Up one place each were Texas-based Freescale Semiconductor, in fourth place; Analog Devices Inc. of Massachusetts, at No. 5; and Infineon Technologies of Germany, in the sixth spot.
For Freescale, success came through a solid performance in staples like accelerometers, along with shipments of side airbags to the North American market. The Freescale MEMS business now seems fully recovered from the damage to its Sendai fab after the Japanese tsunami in 2011, which cost the supplier some loss in market share. Freescale revenue in 2013 rose 7.5 percent to $214 million, up from $199 million.
A large part of Analog Devices auto MEMS activity comes from airbag accelerometers, and the supplier overall grew revenue 8.5 percent to $191 million, up from $176 million.
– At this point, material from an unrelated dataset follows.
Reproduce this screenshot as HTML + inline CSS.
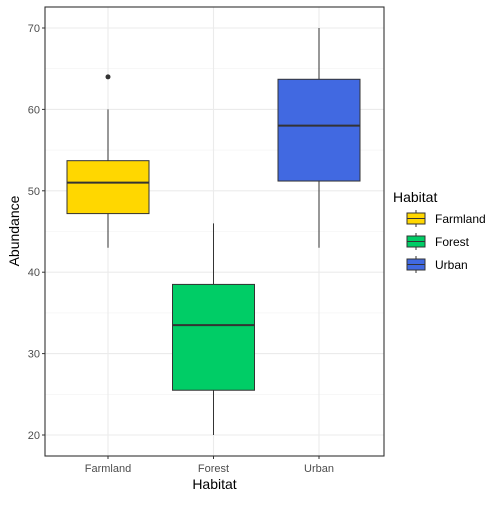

Infineon, the final member of the high-ranking, fast-moving quartet, is the leading player for TPMS, with a strong position at the major suppliers of these systems. And even though price erosion is to some extent affecting its revenue, Infineon’s takings climbed 15 percent to $174 million, up from $151 million.
The rest of the top 10
Murata from Japan, Delphi from Michigan and Massachusetts-based GE Sensing occupied the eighth, ninth, and 10th rung, respectively, in the automotive MEMS top 10.
Murata was strong in accelerometers for ESC. But increasingly, its combo accelerometer-and-gyroscope sensor is now growing in volume. Murata’s revenue rose 7.9 percent to $137 million, up from $127 million.
Meanwhile, Delphi’s sweet spot continued to be in airbags, even though revenue declined 1.6 percent to $62 million, down from $63 million.
GE Sensing, the final member in the elite top 10, had significant business in TPMS, growing its shipments there by 38 percent. Revenue last year was $49 million, up 22.5 percent from $40 million.